* **Required work**:
Give the number of lines in this listing that contain "chart", with no other words.

* **Supplied material**:
▬▬▬▬▬▬▬▬▬▬
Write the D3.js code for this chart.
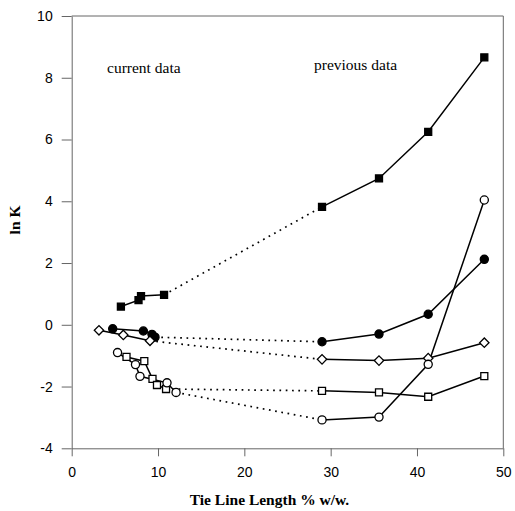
<!DOCTYPE html>
<html>
<head>
<meta charset="utf-8">
<script src="https://cdn.jsdelivr.net/npm/d3@7"></script>
<style>
  html, body { margin: 0; padding: 0; background: #fff; }
  svg { display: block; }
</style>
</head>
<body>
<svg id="chart" width="515" height="511"></svg>
<script>
// Tie line length (% w/w) vs ln K, current work and earlier literature values
const xTicks = [0, 10, 20, 30, 40, 50];
const yTicks = [-4, -2, 0, 2, 4, 6, 8, 10];

// current data
const currentFilledSquare = [[5.7, 0.59], [7.74, 0.80], [8.03, 0.93], [10.7, 0.97]];
const currentFilledCircle = [[4.75, -0.13], [8.3, -0.20], [9.3, -0.31], [9.65, -0.40]];
const currentDiamond      = [[3.16, -0.18], [5.98, -0.33], [9.07, -0.52]];
const currentOpenSquare   = [[6.35, -1.04], [8.41, -1.18], [9.36, -1.75], [9.88, -1.95], [10.93, -2.08]];
const currentOpenCircle   = [[5.31, -0.90], [7.39, -1.29], [7.91, -1.67], [11.04, -1.88], [12.09, -2.19]];

// previous data
const previousFilledSquare = [[29.0, 3.82], [35.6, 4.74], [41.3, 6.25], [47.8, 8.66]];
const previousFilledCircle = [[29.0, -0.55], [35.6, -0.30], [41.3, 0.34], [47.8, 2.12]];
const previousDiamond      = [[29.0, -1.12], [35.6, -1.16], [41.3, -1.08], [47.8, -0.58]];
const previousOpenSquare   = [[29.0, -2.14], [35.6, -2.19], [41.3, -2.33], [47.8, -1.66]];
const previousOpenCircle   = [[29.0, -3.08], [35.6, -2.99], [41.3, -1.28], [47.8, 4.04]];

const svg = d3.select("#chart");
const plotLeft = 71.7, plotRight = 503.3, plotTop = 16, plotBottom = 448.3;

const x = d3.scaleLinear().domain([0, 50]).range([plotLeft, plotRight]);
const y = d3.scaleLinear().domain([-4, 10]).range([plotBottom, plotTop]);

const axisColor = "#666";
const tickFont = "'Liberation Sans', Arial, sans-serif";
const serifFont = "'Liberation Serif', 'Times New Roman', serif";
const plainNumber = d => String(d);

// frame: top and right edges
svg.append("line").attr("x1", plotLeft).attr("x2", plotRight).attr("y1", plotTop).attr("y2", plotTop)
  .attr("stroke", axisColor).attr("stroke-width", 1);
svg.append("line").attr("x1", plotRight).attr("x2", plotRight).attr("y1", plotTop).attr("y2", plotBottom)
  .attr("stroke", axisColor).attr("stroke-width", 1);

const gx = svg.append("g").attr("transform", `translate(0,${plotBottom})`)
  .call(d3.axisBottom(x).tickValues(xTicks).tickFormat(plainNumber)
    .tickSize(8).tickSizeOuter(0).tickPadding(11));
const gy = svg.append("g").attr("transform", `translate(${plotLeft},0)`)
  .call(d3.axisLeft(y).tickValues(yTicks).tickFormat(plainNumber)
    .tickSize(10).tickSizeOuter(0).tickPadding(9));

[gx, gy].forEach(g => {
  g.select(".domain").attr("stroke", axisColor);
  g.selectAll(".tick line").attr("stroke", axisColor);
  g.selectAll(".tick text").attr("fill", "#000")
    .style("font-family", tickFont).style("font-size", "14px");
});

// axis titles
svg.append("text").attr("x", (plotLeft + plotRight) / 2 - 18).attr("y", 505)
  .attr("text-anchor", "middle")
  .style("font-family", serifFont).style("font-weight", "bold").style("font-size", "15.5px")
  .text("Tie Line Length % w/w.");
svg.append("text").attr("transform", "translate(20,220) rotate(-90)")
  .attr("text-anchor", "middle")
  .style("font-family", serifFont).style("font-weight", "bold").style("font-size", "15.5px")
  .text("ln K");

// annotations
svg.append("text").attr("x", 107).attr("y", 73)
  .style("font-family", serifFont).style("font-size", "15.5px").text("current data");
svg.append("text").attr("x", 314).attr("y", 70)
  .style("font-family", serifFont).style("font-size", "15.5px").text("previous data");

const line = d3.line().x(d => x(d[0])).y(d => y(d[1]));

const series = [
  { cur: currentFilledSquare, prev: previousFilledSquare, shape: "square", fill: "#000" },
  { cur: currentFilledCircle, prev: previousFilledCircle, shape: "circle", fill: "#000" },
  { cur: currentDiamond,      prev: previousDiamond,      shape: "diamond", fill: "#fff" },
  { cur: currentOpenSquare,   prev: previousOpenSquare,   shape: "square", fill: "#fff" },
  { cur: currentOpenCircle,   prev: previousOpenCircle,   shape: "circle", fill: "#fff" }
];

const lines = svg.append("g");
const marks = svg.append("g");

series.forEach(s => {
  // dotted bridge between the two data sets
  lines.append("path")
    .attr("d", line([s.cur[s.cur.length - 1], s.prev[0]]))
    .attr("fill", "none").attr("stroke", "#000")
    .attr("stroke-width", 1.7).attr("stroke-dasharray", "1.7,4.6");
  [s.cur, s.prev].forEach(pts => {
    lines.append("path").attr("d", line(pts))
      .attr("fill", "none").attr("stroke", "#000").attr("stroke-width", 1.5);
  });
});

const shapes = {
  square: d3.symbol().type(d3.symbolSquare).size(49),
  circle: d3.symbol().type(d3.symbolCircle).size(52),
  diamond: d3.symbol().type(d3.symbolSquare).size(44)
};

series.forEach(s => {
  const pts = s.cur.concat(s.prev);
  marks.selectAll(null).data(pts).enter().append("path")
    .attr("d", shapes[s.shape]())
    .attr("transform", d => `translate(${x(d[0])},${y(d[1])})` + (s.shape === "diamond" ? " rotate(45)" : ""))
    .attr("fill", s.fill).attr("stroke", "#000").attr("stroke-width", 1.3);
});
</script>
</body>
</html>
▬▬▬▬▬▬▬▬▬▬
* **Written response**:
3